One of the new images I showed last Thursday was from the Ribeira das Naus, the River of Ships where the main naval shipyard of Lisbon was located.

The picture was published two years ago in a Portuguese newspaper, and it shows an area of over three thousand square feet, superbly kept, that was used to launch vessels into the Tagus Estuary five centuries ago. The area was being excavated for the foundations of a new building.

This XVIth century slipway was uncovered in 2012, in downtown Lisbon. Unfortunately, it might not survive as an artifact, due to the combination of pressure from developers and lack of Portuguese government funds to relocate or conserve it. If this beautifully kept evidence of the 'Descobertas' is lost, it will be a national shame.

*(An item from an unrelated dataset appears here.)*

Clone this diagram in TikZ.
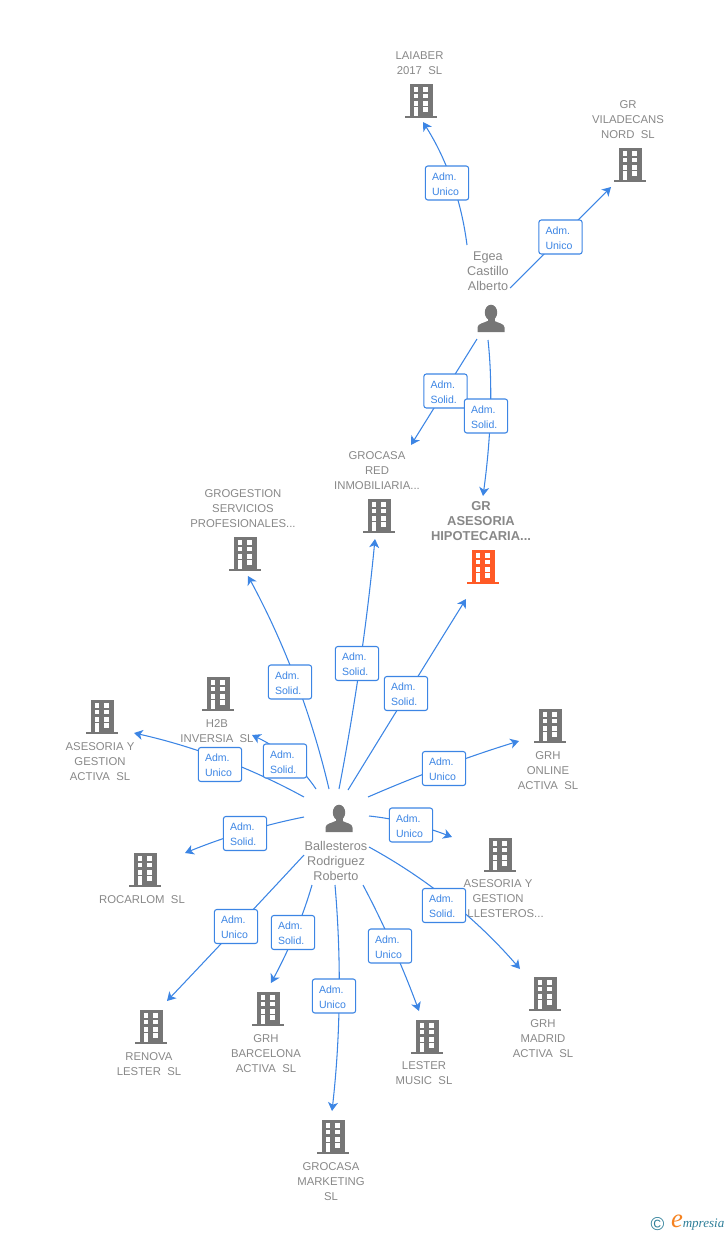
\documentclass[tikz,border=0pt]{standalone}
\usepackage{fontspec}
\setmainfont{Liberation Sans}
\newfontfamily\logofont{Liberation Serif}
\usetikzlibrary{arrows.meta,calc}
\definecolor{linkblue}{HTML}{3C85E4}
\definecolor{txtgray}{HTML}{888888}
\definecolor{icogray}{HTML}{767676}
\definecolor{icoorange}{HTML}{FF5A26}
\definecolor{logoteal}{HTML}{2F7F99}
\definecolor{logoorange}{HTML}{F58220}
\tikzset{
  link/.style={draw=linkblue,line width=0.8pt,-{Stealth[length=6.5pt,width=7.5pt,inset=1.8pt]}},
  rolebox/.style={draw=linkblue,line width=0.8pt,rounded corners=1.8pt,fill=white,
    minimum width=32.4pt,minimum height=25.5pt,inner sep=0pt,text=linkblue,
    font=\fontsize{7.9}{11.25}\selectfont,align=left,text width=22.5pt},
  lab/.style={text=txtgray,inner sep=0pt,align=center,font=\fontsize{8.5}{11.25}\selectfont},
  perlab/.style={lab,font=\fontsize{9.5}{11.25}\selectfont},
  biglab/.style={lab,font=\fontsize{9.7}{11.25}\selectfont\bfseries},
  pics/bld/.style={code={
    \fill[#1] (-11.5,0) rectangle (11.5,32);
    \fill[#1] (-16,32) rectangle (16,34);
    \foreach \yy in {3.3,10,17.3}{
      \fill[white] (-7.3,\yy) rectangle (-3,\yy+4.2);
      \fill[white] (2.4,\yy) rectangle (7,\yy+4.2);
    }
    \fill[white] (2.4,23.3) rectangle (7,27.6);
    \fill[white] (-7.3,23.3) rectangle (-3,32);
  }},
  pics/pers/.style={code={
    \fill[icogray] (0,7.5) ellipse (6.2 and 7.8);
    \fill[icogray] (-3.5,12) rectangle (3.5,19);
    \fill[icogray] (-13.5,27) -- (-13.5,22.5) .. controls (-13.5,18.5) and (-7,18) .. (-3.5,16)
      -- (3.5,16) .. controls (7,18) and (13.5,18.5) .. (13.5,22.5) -- (13.5,27) -- cycle;
  }}
}
% #1 id, #2 start, #3 point the bend is measured from, #4 end
\newcommand\conn[4]{%
  \coordinate (#1s) at (#2);
  \coordinate (#1e) at (#4);
  \coordinate (#1q) at (#3);
  \coordinate (#1m) at ($(#1s)!0.5!(#1e)$);
  \draw[link] (#1s) .. controls ($(#1s)!0.3333!(#1e)+(#1q)-(#1m)$) and ($(#1s)!0.6667!(#1e)+(#1q)-(#1m)$) .. (#1e);
}
\newcommand\rl[2]{\rule{0pt}{7.2pt}#1\\#2}
\begin{document}
\begin{tikzpicture}[x=0.75pt,y=-0.75pt]
\useasboundingbox (0,0) rectangle (728,1235);
% icons
\pic (laiaber) at (421,84) {bld=icogray};
\pic (vila) at (630,148) {bld=icogray};
\pic (redinm) at (379,499) {bld=icogray};
\pic (hipo) at (483,550) {bld=icoorange};
\pic (grog) at (245,537) {bld=icogray};
\pic (hdos) at (218,677) {bld=icogray};
\pic (asact) at (102,700) {bld=icogray};
\pic (online) at (550,709) {bld=icogray};
\pic (asball) at (500,838) {bld=icogray};
\pic (rocar) at (145,853) {bld=icogray};
\pic (renova) at (151,1010) {bld=icogray};
\pic (barna) at (268,992) {bld=icogray};
\pic (mkt) at (333,1120) {bld=icogray};
\pic (lester) at (427,1020) {bld=icogray};
\pic (madrid) at (545,977) {bld=icogray};
\pic (pegea) at (491,305) {pers};
\pic (pball) at (339,805) {pers};
% labels
\node[lab] (tlaiaber) at (419.5,63.5) {LAIABER\\2017\ \ SL};
\node[lab] (tvila) at (628,120) {GR\\VILADECANS\\NORD\ \ SL};
\node[perlab] (tegea) at (488,271) {Egea\\Castillo\\Alberto};
\node[lab] (tredinm) at (377,471) {GROCASA\\RED\\INMOBILIARIA...};
\node[biglab] (thipo) at (481,521) {GR\\ASESORIA\\HIPOTECARIA...};
\node[lab] (tgrog) at (243,509) {GROGESTION\\SERVICIOS\\PROFESIONALES...};
\node[lab] (thdos) at (217,731.5) {H2B\\INVERSIA\ \ SL};
\node[lab] (tasact) at (100,762) {ASESORIA Y\\GESTION\\ACTIVA\ \ SL};
\node[lab] (tonline) at (548,771) {GRH\\ONLINE\\ACTIVA\ \ SL};
\node[lab] (tasball) at (498,899) {ASESORIA Y\\GESTION\\\phantom{BA}LLESTEROS...};
\node[lab] (trocar) at (142,900) {ROCARLOM\ \ SL};
\node[lab] (trenova) at (149,1064.5) {RENOVA\\LESTER\ \ SL};
\node[lab] (tbarna) at (266,1054) {GRH\\BARCELONA\\ACTIVA\ \ SL};
\node[lab] (tmkt) at (331,1182) {GROCASA\\MARKETING\\SL};
\node[lab] (tlester) at (424,1073.5) {LESTER\\MUSIC\ \ SL};
\node[lab] (tmadrid) at (543,1039) {GRH\\MADRID\\ACTIVA\ \ SL};
\node[perlab] (tball) at (336,861) {Ballesteros\\Rodriguez\\Roberto};
% connectors
\conn{a}{467,245}{454,180}{423,122}
\conn{b}{510,288}{560,238}{611,187}
\conn{c}{477,339}{444,392}{411,445}
\conn{d}{488,340}{492,410}{483,496}
\conn{e}{329,789}{298,679}{248,576}
\conn{f}{339,789}{361,664}{375,539}
\conn{g}{348,790}{407,694}{466,599}
\conn{h}{316,789}{290,757}{252,735}
\conn{i}{304,797}{222,757}{134,733}
\conn{j}{368,797}{443,766}{519,741}
\conn{k}{369,816}{408,822}{452,837}
\conn{l}{304,817}{244,831}{185,853}
\conn{m}{369,847}{452,899}{520,969}
\conn{n}{304,855}{236,928}{167,1001}
\conn{o}{312,885}{296,933}{271,983}
\conn{p}{335,885}{341,998}{332,1111}
\conn{q}{363,885}{393,945}{419,1011}
% role boxes
\node[rolebox] (ba) at (447,183) {\rl{Adm.}{Unico}};
\node[rolebox] (bb) at (560.5,237) {\rl{Adm.}{Unico}};
\node[rolebox] (bc) at (445.5,391) {\rl{Adm.}{Solid.}};
\node[rolebox] (bd) at (486,416) {\rl{Adm.}{Solid.}};
\node[rolebox] (be) at (290,682) {\rl{Adm.}{Solid.}};
\node[rolebox] (bf) at (357,663.5) {\rl{Adm.}{Solid.}};
\node[rolebox] (bg) at (406,693.5) {\rl{Adm.}{Solid.}};
\node[rolebox] (bh) at (285,761) {\rl{Adm.}{Solid.}};
\node[rolebox] (bi) at (220,764.5) {\rl{Adm.}{Unico}};
\node[rolebox] (bj) at (444,768.5) {\rl{Adm.}{Unico}};
\node[rolebox] (bk) at (411,825) {\rl{Adm.}{Unico}};
\node[rolebox] (bl) at (245,833.5) {\rl{Adm.}{Solid.}};
\node[rolebox] (bm) at (444,905.5) {\rl{Adm.}{Solid.}};
\node[rolebox] (bn) at (236,926.5) {\rl{Adm.}{Unico}};
\node[rolebox] (bo) at (293,932.5) {\rl{Adm.}{Solid.}};
\node[rolebox] (bp) at (334,996) {\rl{Adm.}{Unico}};
\node[rolebox] (bq) at (390,946) {\rl{Adm.}{Unico}};
% logo
\node[inner sep=0pt,text=logoteal,font=\fontsize{14}{14}\selectfont] (logoc) at (657.5,1224) {©};
\node[inner sep=0pt,text=logoorange,font=\logofont\itshape\fontsize{20}{20}\selectfont] (logoe) at (677,1221) {e};
\node[inner sep=0pt,text=logoteal,anchor=west,font=\logofont\itshape\fontsize{9.8}{10}\selectfont] (logot) at (682.5,1225) {mpresia};
\end{tikzpicture}
\end{document}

This XVIth century slipway was uncovered in 2012, in downtown Lisbon. Unfortunately, it might not survive as an artifact, due to the combination of pressure from developers and lack of Portuguese government funds to relocate or conserve it. If this beautifully kept evidence of the ‘Descobertas’ is lost, it will be a national shame.

Rainha means queen in Portuguese, and Caldas da Rainha is named after the wife of the Perfect Prince. I wasn’t aware of that, but neither did I see anything particularly interesting when researching the story, apart from the fact that Leonor discovered the virtues of the area (caldas means spa) when she passed some peasants bathing in foul-smelling water. I suspected sulfur, and my suspicions proved correct.

I always learn from the people at these sessions: usually they are challenging audiences—some are map makers, some historians, others scientists and mathematicians…

Over a glass of wine, we discussed Portugal then and now. My view is that the country is not sufficiently disruptive—its people are too accommodating, but I suppose that’s what makes them so nice. Bureaucracy, the beast of burden of Southern Europe, came up.

This tragicomedy of Spanish bureaucracy is disastrously close to the truth of Southern Europe.

Of course things are far worse in Africa, Latin America, and China—by comparison, Italy is a paragon for simplicity.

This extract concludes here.